» **WHAT IS BEING ASKED**:
Write every line out verbatim and omit the pictures.

____

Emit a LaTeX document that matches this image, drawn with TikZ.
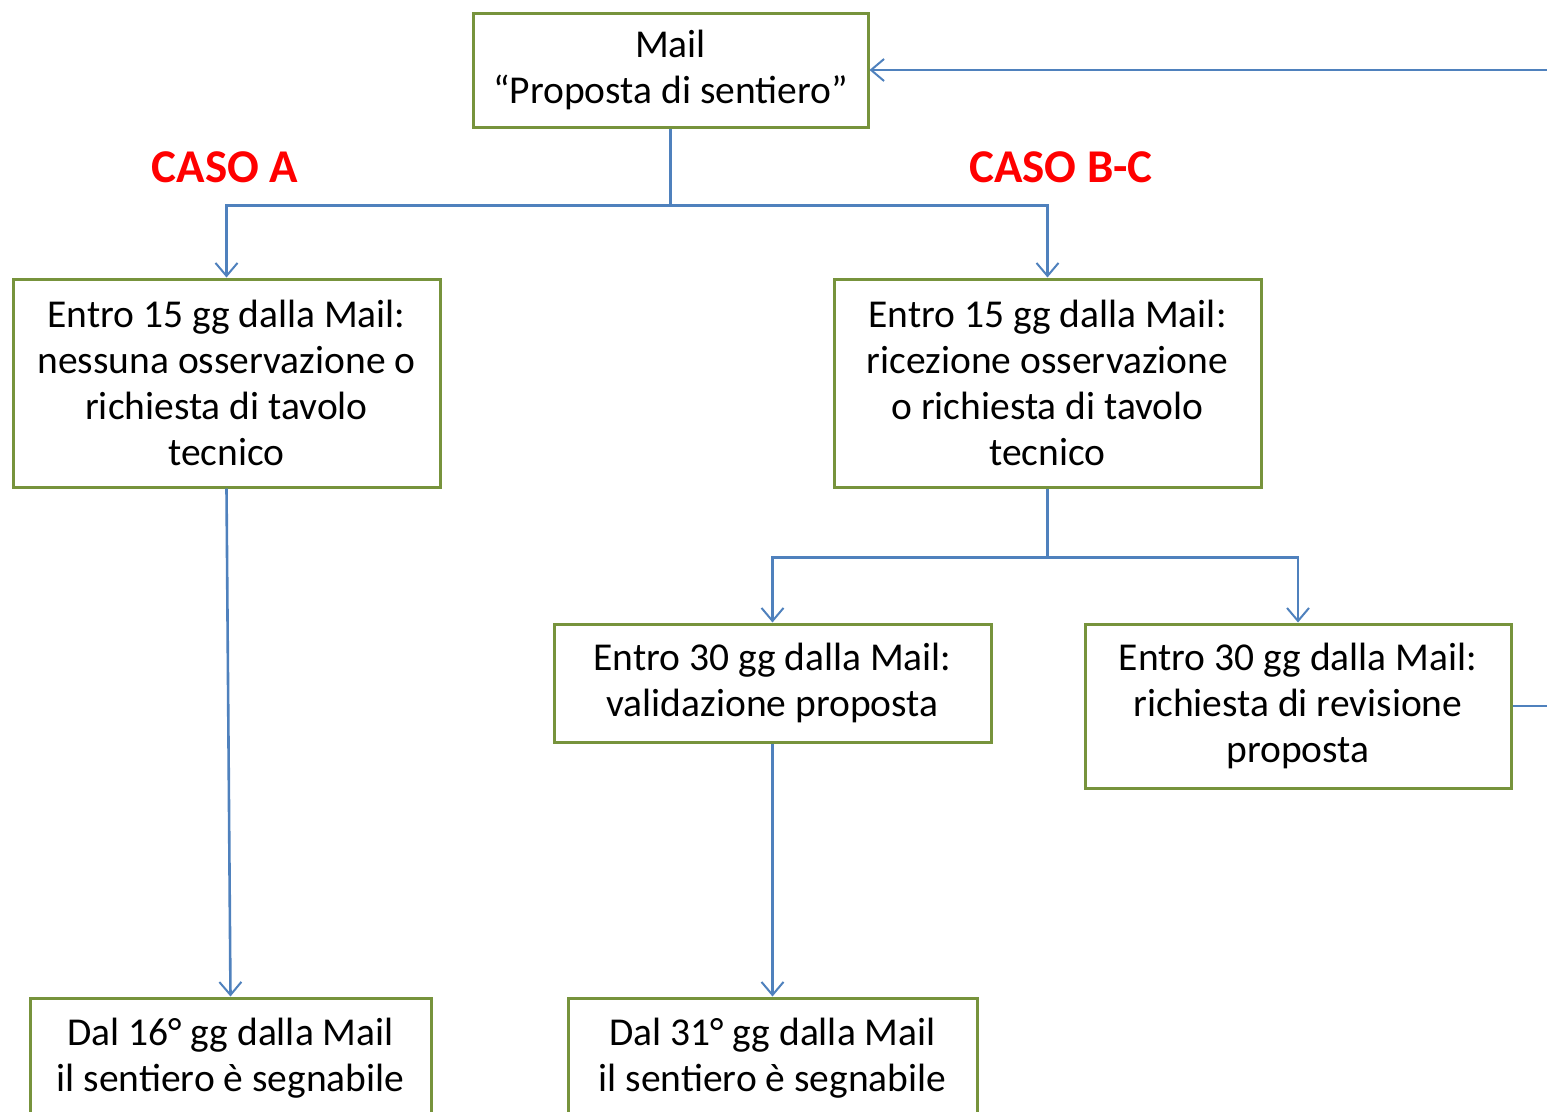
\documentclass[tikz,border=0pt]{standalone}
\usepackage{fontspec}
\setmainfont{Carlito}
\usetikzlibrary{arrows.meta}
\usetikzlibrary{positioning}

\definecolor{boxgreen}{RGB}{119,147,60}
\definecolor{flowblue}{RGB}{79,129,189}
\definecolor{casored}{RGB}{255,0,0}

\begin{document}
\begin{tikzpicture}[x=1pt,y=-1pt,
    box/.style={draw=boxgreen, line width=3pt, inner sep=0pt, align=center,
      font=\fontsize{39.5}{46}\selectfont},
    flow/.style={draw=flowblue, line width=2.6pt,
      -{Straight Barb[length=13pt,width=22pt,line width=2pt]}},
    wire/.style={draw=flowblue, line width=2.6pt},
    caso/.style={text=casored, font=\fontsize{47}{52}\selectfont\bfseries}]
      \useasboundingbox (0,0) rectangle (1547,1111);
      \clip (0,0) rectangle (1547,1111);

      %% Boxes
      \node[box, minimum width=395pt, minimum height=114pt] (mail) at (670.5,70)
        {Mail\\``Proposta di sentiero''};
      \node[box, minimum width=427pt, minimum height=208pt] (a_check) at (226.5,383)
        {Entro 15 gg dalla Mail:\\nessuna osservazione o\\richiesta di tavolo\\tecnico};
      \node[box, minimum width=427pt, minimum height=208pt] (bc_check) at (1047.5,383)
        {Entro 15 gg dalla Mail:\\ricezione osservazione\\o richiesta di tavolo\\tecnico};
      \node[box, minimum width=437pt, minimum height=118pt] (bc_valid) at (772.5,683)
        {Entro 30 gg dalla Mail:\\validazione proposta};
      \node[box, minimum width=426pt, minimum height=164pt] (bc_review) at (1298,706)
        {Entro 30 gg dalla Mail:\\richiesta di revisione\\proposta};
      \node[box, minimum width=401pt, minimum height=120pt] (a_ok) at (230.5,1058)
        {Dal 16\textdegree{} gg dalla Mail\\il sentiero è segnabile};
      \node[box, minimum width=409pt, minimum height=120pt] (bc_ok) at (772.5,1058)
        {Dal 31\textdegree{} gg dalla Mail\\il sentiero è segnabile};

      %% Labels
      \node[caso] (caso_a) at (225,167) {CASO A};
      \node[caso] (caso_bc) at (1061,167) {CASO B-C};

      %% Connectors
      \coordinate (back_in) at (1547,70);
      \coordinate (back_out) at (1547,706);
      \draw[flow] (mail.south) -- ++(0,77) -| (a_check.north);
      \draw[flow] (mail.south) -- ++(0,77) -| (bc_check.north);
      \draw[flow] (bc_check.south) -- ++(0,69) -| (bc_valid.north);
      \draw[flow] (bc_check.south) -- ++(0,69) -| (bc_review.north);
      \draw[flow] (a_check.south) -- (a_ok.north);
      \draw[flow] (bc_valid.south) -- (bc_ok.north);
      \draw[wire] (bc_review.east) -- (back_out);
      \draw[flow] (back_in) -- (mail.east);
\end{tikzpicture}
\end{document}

____

» **EXERCISE OUTPUT**:
Emit a LaTeX document that matches this image, drawn with TikZ.
\documentclass[tikz,border=0pt]{standalone}
\usepackage{fontspec}
\setmainfont{Carlito}
\usetikzlibrary{arrows.meta}
\usetikzlibrary{positioning}

\definecolor{boxgreen}{RGB}{119,147,60}
\definecolor{flowblue}{RGB}{79,129,189}
\definecolor{casored}{RGB}{255,0,0}

\begin{document}
\begin{tikzpicture}[x=1pt,y=-1pt,
    box/.style={draw=boxgreen, line width=3pt, inner sep=0pt, align=center,
      font=\fontsize{39.5}{46}\selectfont},
    flow/.style={draw=flowblue, line width=2.6pt,
      -{Straight Barb[length=13pt,width=22pt,line width=2pt]}},
    wire/.style={draw=flowblue, line width=2.6pt},
    caso/.style={text=casored, font=\fontsize{47}{52}\selectfont\bfseries}]
      \useasboundingbox (0,0) rectangle (1547,1111);
      \clip (0,0) rectangle (1547,1111);

      %% Boxes
      \node[box, minimum width=395pt, minimum height=114pt] (mail) at (670.5,70)
        {Mail\\``Proposta di sentiero''};
      \node[box, minimum width=427pt, minimum height=208pt] (a_check) at (226.5,383)
        {Entro 15 gg dalla Mail:\\nessuna osservazione o\\richiesta di tavolo\\tecnico};
      \node[box, minimum width=427pt, minimum height=208pt] (bc_check) at (1047.5,383)
        {Entro 15 gg dalla Mail:\\ricezione osservazione\\o richiesta di tavolo\\tecnico};
      \node[box, minimum width=437pt, minimum height=118pt] (bc_valid) at (772.5,683)
        {Entro 30 gg dalla Mail:\\validazione proposta};
      \node[box, minimum width=426pt, minimum height=164pt] (bc_review) at (1298,706)
        {Entro 30 gg dalla Mail:\\richiesta di revisione\\proposta};
      \node[box, minimum width=401pt, minimum height=120pt] (a_ok) at (230.5,1058)
        {Dal 16\textdegree{} gg dalla Mail\\il sentiero è segnabile};
      \node[box, minimum width=409pt, minimum height=120pt] (bc_ok) at (772.5,1058)
        {Dal 31\textdegree{} gg dalla Mail\\il sentiero è segnabile};

      %% Labels
      \node[caso] (caso_a) at (225,167) {CASO A};
      \node[caso] (caso_bc) at (1061,167) {CASO B-C};

      %% Connectors
      \coordinate (back_in) at (1547,70);
      \coordinate (back_out) at (1547,706);
      \draw[flow] (mail.south) -- ++(0,77) -| (a_check.north);
      \draw[flow] (mail.south) -- ++(0,77) -| (bc_check.north);
      \draw[flow] (bc_check.south) -- ++(0,69) -| (bc_valid.north);
      \draw[flow] (bc_check.south) -- ++(0,69) -| (bc_review.north);
      \draw[flow] (a_check.south) -- (a_ok.north);
      \draw[flow] (bc_valid.south) -- (bc_ok.north);
      \draw[wire] (bc_review.east) -- (back_out);
      \draw[flow] (back_in) -- (mail.east);
\end{tikzpicture}
\end{document}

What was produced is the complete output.